12. A data processing method, applied in an audio interaction device, wherein the device comprises: a shell, at least one loudspeaker, and a plurality of microphones located in a plurality of accommodation portions of the shell; wherein the plurality of microphones are boundary microphones and arranged at positions close to a first surface of the shell of the audio interaction device, and the first surface is attached or close to a placement surface on which the audio interaction device is placed, and wherein a distance between a first plane where the at least one loudspeaker is located and a second plane where the plurality of microphones are located is greater than a threshold value, wherein the threshold value is determined at least by a maximum volume of the at least one loudspeaker and upper limits of measurable sound pressure levels of the plurality of microphones;

wherein the method comprises:

obtaining audio signals through the plurality of microphones;

determining a first sound source position using at least one microphone pair formed by any two microphones of the plurality of microphones by at least one of: delay estimation or amplitude estimation; and

performing weighting processing on a plurality of determined first sound source positions to obtain a sound source position.
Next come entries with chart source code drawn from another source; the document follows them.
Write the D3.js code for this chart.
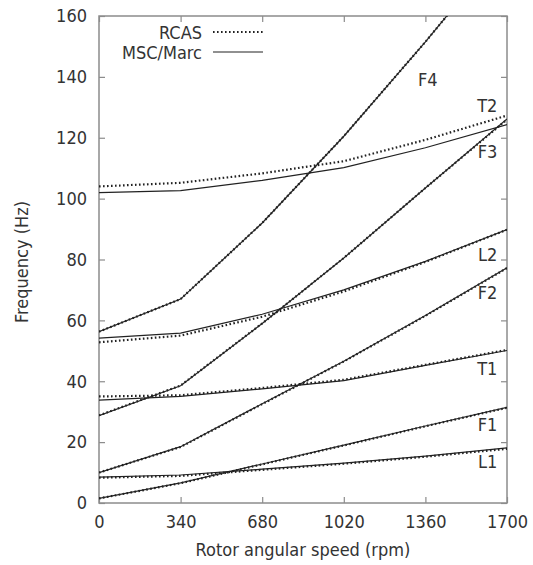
<!DOCTYPE html>
<html>
<head>
<meta charset="utf-8">
<script src="https://cdn.jsdelivr.net/npm/d3@7"></script>
<style>
  body { margin: 0; background: #fff; }
  text { font-family: "DejaVu Sans Condensed", "DejaVu Sans", sans-serif; font-stretch: condensed; fill: #333; }
</style>
</head>
<body>
<div id="cont"></div>
<script>
// Data
var speeds = [0, 340, 680, 1020, 1360, 1700];
var xTicks = [0, 340, 680, 1020, 1360, 1700];
var yTicks = [0, 20, 40, 60, 80, 100, 120, 140, 160];

var modes = ["L1", "F1", "T1", "F2", "L2", "F3", "T2", "F4"];

var rcas = {
  L1: [8.3, 8.9, 10.9, 12.9, 15.2, 17.8],
  F1: [1.5, 6.5, 12.7, 18.9, 25.2, 31.3],
  T1: [35.0, 35.4, 37.8, 40.5, 45.4, 50.3],
  F2: [10.0, 18.4, 32.5, 46.5, 61.5, 77.2],
  L2: [52.8, 55.0, 61.2, 69.5, 79.2, 89.8],
  F3: [28.8, 38.6, 59.0, 80.5, 103.5, 126.0],
  T2: [104.0, 105.2, 108.3, 112.3, 119.3, 127.3],
  F4: [56.3, 67.0, 92.0, 120.5, 151.5, 184.0]
};

var msc = {
  L1: [8.5, 9.2, 11.1, 13.1, 15.4, 18.1],
  F1: [1.5, 6.6, 12.8, 19.0, 25.3, 31.4],
  T1: [33.8, 35.0, 37.5, 40.2, 45.2, 50.1],
  F2: [10.0, 18.5, 32.6, 46.6, 61.6, 77.3],
  L2: [54.2, 55.8, 62.0, 70.0, 79.4, 89.8],
  F3: [28.7, 38.5, 59.0, 80.5, 103.5, 126.2],
  T2: [102.0, 102.6, 106.0, 110.2, 116.7, 124.3],
  F4: [56.3, 67.0, 92.0, 120.5, 151.5, 184.0]
};

// label positions in data units (right side)
var labelPos = {
  F4: [1370, 137],   T2: [1660, 128.5], F3: [1660, 113.5],
  L2: [1660, 79.5],  F2: [1660, 67],    T1: [1660, 42],
  F1: [1660, 23.5],  L1: [1660, 11.5]
};

// Layout
var W = 533, H = 565;
var pLeft = 99, pRight = 507, pTop = 16, pBottom = 503;
var grey = "#8c8c8c";
var ink = "#222";

var svg = d3.select("#cont").append("svg")
    .attr("width", W)
    .attr("height", H);

var x = d3.scaleLinear().domain([0, 1700]).range([pLeft, pRight]);
var y = d3.scaleLinear().domain([0, 160]).range([pBottom, pTop]);

svg.append("clipPath").attr("id", "clip")
  .append("rect")
    .attr("x", pLeft).attr("y", pTop)
    .attr("width", pRight - pLeft).attr("height", pBottom - pTop);

var line = d3.line()
    .x(function(d, i) { return x(speeds[i]); })
    .y(function(d) { return y(d); });

// axes (ticks inward, mirrored)
var fmt = d3.format("d");
var axB = svg.append("g").attr("transform", "translate(0," + pBottom + ")")
    .call(d3.axisBottom(x).tickValues(xTicks).tickSizeInner(-6).tickSizeOuter(0).tickPadding(12).tickFormat(fmt));
var axT = svg.append("g").attr("transform", "translate(0," + pTop + ")")
    .call(d3.axisTop(x).tickValues(xTicks).tickSizeInner(-6).tickSizeOuter(0).tickFormat(""));
var axL = svg.append("g").attr("transform", "translate(" + pLeft + ",0)")
    .call(d3.axisLeft(y).tickValues(yTicks).tickSizeInner(-6).tickSizeOuter(0).tickPadding(12).tickFormat(fmt));
var axR = svg.append("g").attr("transform", "translate(" + pRight + ",0)")
    .call(d3.axisRight(y).tickValues(yTicks).tickSizeInner(-6).tickSizeOuter(0).tickFormat(""));

[axB, axT, axL, axR].forEach(function(a) {
  a.select(".domain").remove();
  a.selectAll("line").attr("stroke", grey).attr("stroke-width", 1.2);
  a.selectAll("text").attr("font-size", 18).attr("fill", "#333")
    .style("font-family", "'DejaVu Sans Condensed', 'DejaVu Sans', sans-serif");
});

svg.append("rect")
    .attr("x", pLeft).attr("y", pTop)
    .attr("width", pRight - pLeft).attr("height", pBottom - pTop)
    .attr("fill", "none").attr("stroke", grey).attr("stroke-width", 1.5);

// curves
var plot = svg.append("g").attr("clip-path", "url(#clip)");

plot.selectAll(".msc").data(modes).enter().append("path")
    .attr("class", "msc")
    .attr("d", function(m) { return line(msc[m]); })
    .attr("fill", "none").attr("stroke", ink).attr("stroke-width", 1.2);

plot.selectAll(".rcas").data(modes).enter().append("path")
    .attr("class", "rcas")
    .attr("d", function(m) { return line(rcas[m]); })
    .attr("fill", "none").attr("stroke", ink).attr("stroke-width", 2.2)
    .attr("stroke-dasharray", "1.6,2.4");

// mode labels
svg.selectAll(".lab").data(modes).enter().append("text")
    .attr("class", "lab")
    .attr("x", function(m) { return x(labelPos[m][0]); })
    .attr("y", function(m) { return y(labelPos[m][1]); })
    .attr("text-anchor", function(m) { return m === "F4" ? "middle" : "end"; })
    .attr("font-size", 18)
    .text(function(m) { return m; });

// legend
var legend = [
  { name: "RCAS", dash: "1.6,2.4", w: 2.2, yy: 32 },
  { name: "MSC/Marc", dash: null, w: 1.2, yy: 52 }
];
var lg = svg.selectAll(".leg").data(legend).enter().append("g").attr("class", "leg");
lg.append("text")
    .attr("x", 202).attr("y", function(d) { return d.yy + 7; })
    .attr("text-anchor", "end").attr("font-size", 18)
    .text(function(d) { return d.name; });
lg.append("line")
    .attr("x1", 213).attr("x2", 263)
    .attr("y1", function(d) { return d.yy; }).attr("y2", function(d) { return d.yy; })
    .attr("stroke", ink).attr("stroke-width", function(d) { return d.w; })
    .attr("stroke-dasharray", function(d) { return d.dash; });

// axis titles
svg.append("text")
    .attr("x", (pLeft + pRight) / 2).attr("y", 556)
    .attr("text-anchor", "middle").attr("font-size", 18)
    .text("Rotor angular speed (rpm)");

svg.append("text")
    .attr("transform", "translate(28,262) rotate(-90)")
    .attr("text-anchor", "middle").attr("font-size", 18)
    .text("Frequency (Hz)");
</script>
</body>
</html>
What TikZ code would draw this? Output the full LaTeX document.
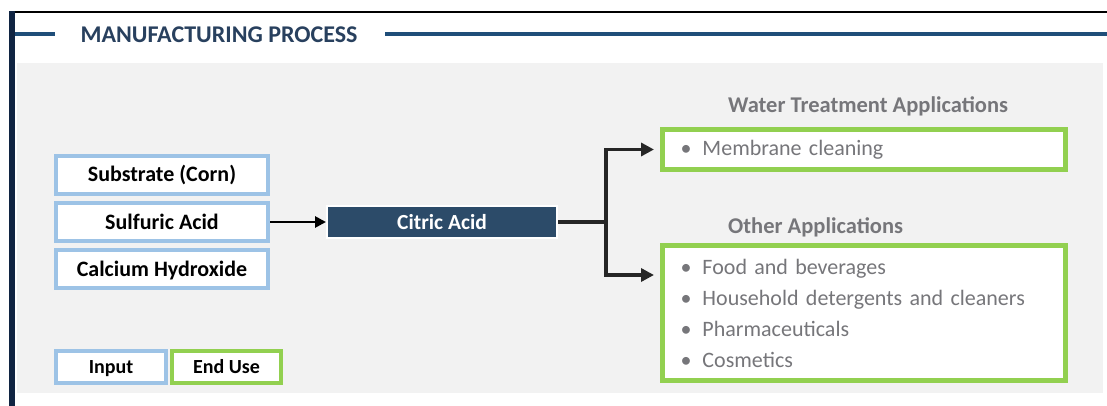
\documentclass[tikz,border=0pt]{standalone}
\usepackage{fontspec}
\setmainfont{Carlito}
\usetikzlibrary{arrows.meta}
\definecolor{MfgNavy}{RGB}{31,78,121}
\definecolor{MfgDark}{RGB}{16,36,66}
\definecolor{MfgTitle}{RGB}{40,64,94}
\definecolor{MfgSlate}{RGB}{44,75,105}
\definecolor{MfgBlue}{RGB}{157,195,230}
\definecolor{MfgGreen}{RGB}{146,208,80}
\definecolor{MfgGray}{RGB}{118,118,122}
\definecolor{MfgPanel}{RGB}{242,242,242}
\definecolor{MfgArrow}{RGB}{38,38,38}
\newcommand{\appitem}[1]{\makebox[22pt][l]{\textbullet}#1}

\begin{document}
\begin{tikzpicture}[x=1pt,y=-1pt,
    inbox/.style={draw=MfgBlue,line width=4pt,fill=white,minimum width=212pt,minimum height=38pt,inner sep=0pt,text height=16pt,text depth=2pt,font=\fontsize{22}{26}\selectfont\bfseries},
    usebox/.style={draw=MfgGreen,line width=5pt,fill=white,minimum width=403pt,text width=367pt,inner xsep=18pt,inner ysep=0pt,align=left,text=MfgGray,font=\fontsize{22}{31}\selectfont},
    apptitle/.style={anchor=west,inner sep=0pt,text=MfgGray,font=\fontsize{22.5}{26}\selectfont\bfseries},
    flow/.style={-{Triangle[length=13pt,width=13pt]},line width=3.5pt,draw=MfgArrow},
    feed/.style={-{Triangle[length=11pt,width=11pt]},line width=2.8pt,draw=black}]
  \fill[white] (0,0) rectangle (1107,406);
  \useasboundingbox (0,0) rectangle (1107,406);

  % frame and heading
  \draw[black,line width=1.5pt] (9,12) -- (1107,12);
  \fill[MfgDark] (9,11) rectangle (15,406);
  \fill[MfgPanel] (17,63) rectangle (1103,393);
  \node[text=MfgTitle,font=\fontsize{24}{28}\selectfont\bfseries] (title) at (219,35) {MANUFACTURING PROCESS};
  \draw[MfgNavy,line width=3.5pt] (15,34) -- (55,34);
  \draw[MfgNavy,line width=3.5pt] (385,34) -- (1107,34);

  % inputs
  \node[inbox] (substrate) at (162,175) {Substrate (Corn)};
  \node[inbox] (sulfuric) at (162,222) {Sulfuric Acid};
  \node[inbox] (calcium) at (162,269) {Calcium Hydroxide};

  \node[draw=white,line width=2pt,fill=MfgSlate,text=white,minimum width=230pt,minimum height=32pt,inner sep=0pt,text height=15pt,text depth=1pt,font=\fontsize{21.5}{25}\selectfont\bfseries] (citric) at (442,222) {Citric Acid};
  \draw[feed] (sulfuric.east) -- (sulfuric.east -| citric.west);

  % end uses
  \node[apptitle] (watertitle) at (728,106) {Water Treatment Applications};
  \node[usebox,minimum height=40pt] (water) at (864,149.5) {\appitem{Membrane cleaning}};
  \node[apptitle] (othertitle) at (728,227) {Other Applications};
  \node[usebox,minimum height=135pt] (other) at (864,313) {\appitem{Food and beverages}\\
    \appitem{Household detergents and cleaners}\\
    \appitem{Pharmaceuticals}\\
    \appitem{Cosmetics}};

  \coordinate (split) at ([xshift=48pt]citric.east);
  \draw[flow,shorten >=6pt] (citric.east) -- (split) |- (water.west);
  \draw[flow,shorten >=6pt] (split) |- ([yshift=38pt]other.west);

  % key
  \node[inbox,minimum width=110pt,minimum height=32pt,text height=15pt,text depth=2pt,font=\fontsize{20}{24}\selectfont\bfseries] (inputkey) at (111,367) {Input};
  \node[inbox,draw=MfgGreen,minimum width=109pt,minimum height=32pt,text height=15pt,text depth=2pt,font=\fontsize{20}{24}\selectfont\bfseries] (usekey) at (226.5,367) {End Use};
\end{tikzpicture}
\end{document}
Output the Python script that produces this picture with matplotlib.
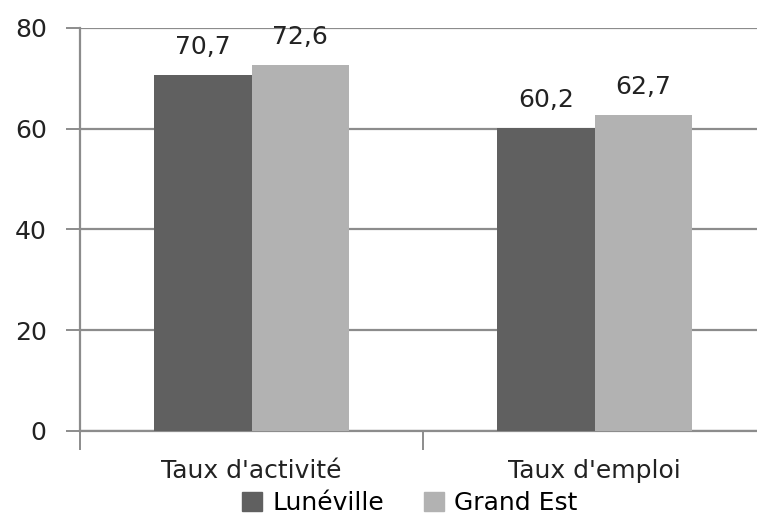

13. The method of claim 12, wherein performing weighting processing on the plurality of determined first sound source positions to obtain the sound source position comprises:

determining a weight value of the first sound source position corresponding to the microphone pair based on at least one of the following information: an amplitude relationship of the audio signals received by the two microphones in the microphone pair, energy of the audio signal received by any microphone of the microphone pair, a distance between the two microphones in the microphone pair, or an attribute parameter of the audio signal received by any microphone of the microphone pair, wherein the attribute parameter comprises at least one of:

frequency, period or wavelength; and

performing weighting processing based on the weight value and the corresponding first sound source position to obtain the sound source position.

14. The method of claim 12, wherein the shell is provided with a plurality of first acoustic transmission holes, wherein each of the plurality of first acoustic transmission holes corresponds to each microphone of the plurality of microphones; and

the plurality of first acoustic transmission holes are located at a junction of the first surface and a lateral surface of the audio interaction device.

15. The method of claim 14, wherein the shell provided with the plurality of first acoustic transmission holes is formed with the plurality of accommodation portions, each accommodation portion having at least one reflective surface, and the microphones are located in the accommodation portions.

16. The method of claim 15, wherein each microphone of the plurality of microphones corresponds to each portion of the plurality of an accommodation portions, and the plurality of accommodation portions have the same structure.

17. The method of claim 14, wherein the plurality of first acoustic transmission holes form centrosymmetric openings on the shell.

18. The method of claim 12, wherein the number of the plurality of microphones is associated with at least one attribute parameter of an audio signal to be received.

19. The method of claim 12, wherein any two adjacent microphones of the plurality of microphones have equal included angles formed by the any two adjacent microphones and a central axis of the audio interaction device.

20. A non-transitory computer-readable storage medium, in which a computer program is stored, wherein the computer program is configured to implement operations of the data processing method of claim 12.